++++ INFORMATION PROVIDED ++++
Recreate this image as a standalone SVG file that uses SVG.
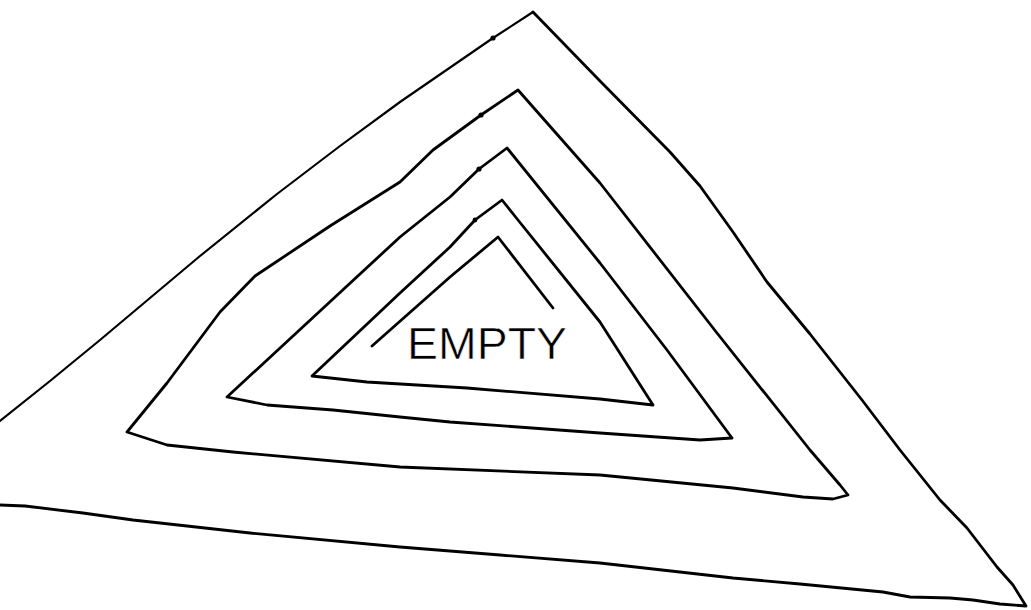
<svg xmlns="http://www.w3.org/2000/svg" width="1031" height="610" viewBox="0 0 1031 610">
<style>
.ln{fill:none;stroke:#000;stroke-width:2.8;stroke-linejoin:round;stroke-linecap:round}
.thin{stroke-width:2.2}
.dot{fill:#000}
.lbl{font-family:"Liberation Sans",Arial,sans-serif;font-size:45px;fill:#000;stroke:#fff;stroke-width:0.6}
</style>
<rect width="1031" height="610" fill="#fff"/>
<g id="loop1">
<path class="ln thin" d="M0,421 L50,381 L100,340 L200,256 L277,194 L340,146 L400,102 L493,38 L533,12"/>
<path class="ln" d="M533,12 L600,81 L670,152 L700,186 L733,232 L767,282 L810,334 L862,400 L900,450 L940,500 L967,528 L997,567 L1013,585 L1026,606 L1000,604 L973,600 L950,598 L910,597 L883,592 L800,584 L733,578 L600,563 L500,555 L400,547 L250,533 L133,520 L83,513 L25,506 L0,505"/>
<circle class="dot" cx="493" cy="38" r="2.6"/>
</g>
<g id="loop2">
<path class="ln" d="M518,90 L600,183 L717,333 L810,450 L840,485 L848,495 L833,499 L803,497 L733,488 L600,475 L400,467 L233,452 L167,445 L127,432 L167,383 L220,312 L255,276 L330,226 L400,182 L433,150 L481,115 Z"/>
<circle class="dot" cx="481" cy="115" r="2.6"/>
</g>
<g id="loop3">
<path class="ln" d="M507,148 L600,263 L667,350 L732,438 L700,440 L600,433 L450,422 L400,417 L333,410 L267,405 L227,397 L333,299 L400,237 L450,197 L479,169 Z"/>
<circle class="dot" cx="479" cy="169" r="2.6"/>
</g>
<g id="loop4">
<path class="ln" d="M502,200 L518,220 L600,322 L653,405 L600,399 L467,388 L367,382 L312,376 L400,293 L450,247 L475,220 Z"/>
<circle class="dot" cx="475" cy="220" r="2.4"/>
</g>
<g id="loop5">
<path class="ln" d="M372,346 L450,277 L498,237 L553,308"/>
<text class="lbl" x="407" y="359" textLength="160" lengthAdjust="spacingAndGlyphs">EMPTY</text>
</g>
</svg>
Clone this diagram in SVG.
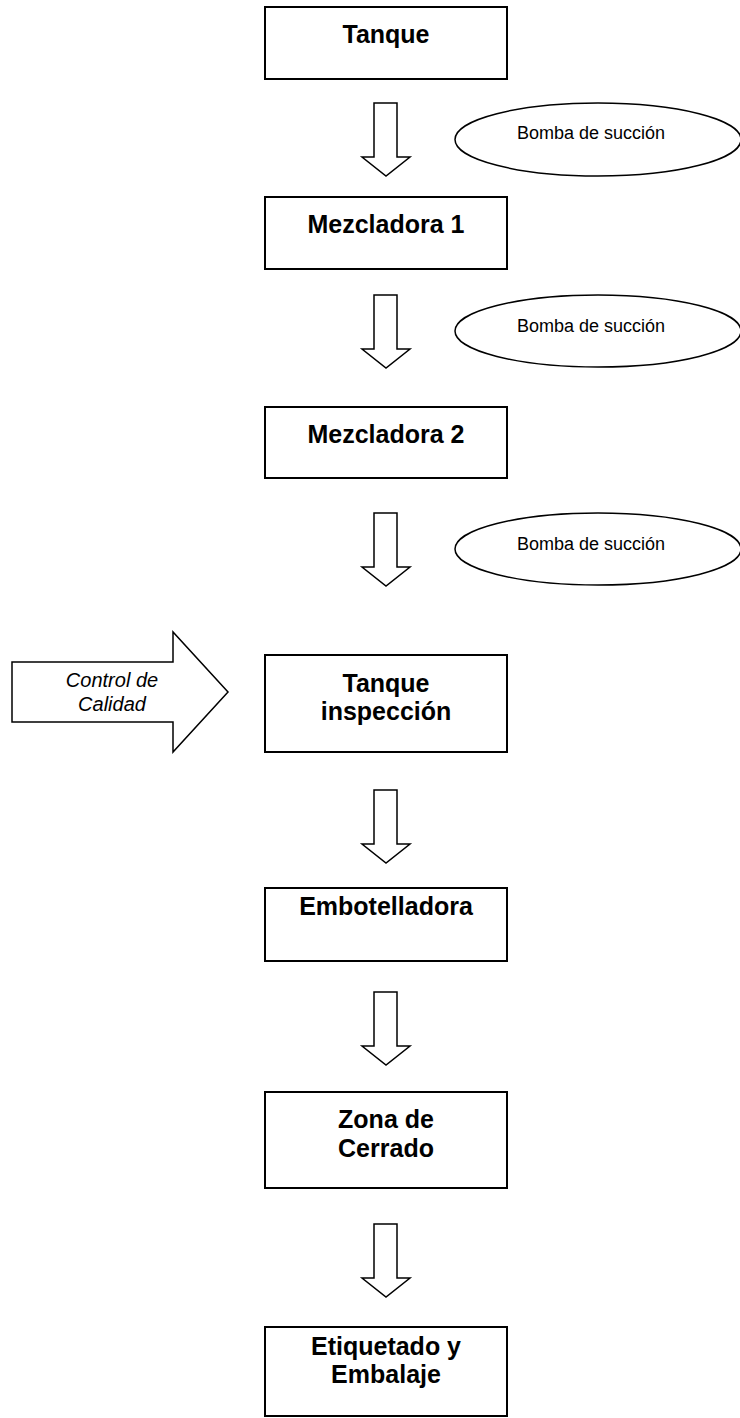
++++
● EXERCISE PROMPT
Check each line above for the word "this" and copy the ones that have it.

● RESPONSE TO THE EXERCISE
Recreate this image as a standalone SVG file that uses SVG.
Clone this diagram in SVG.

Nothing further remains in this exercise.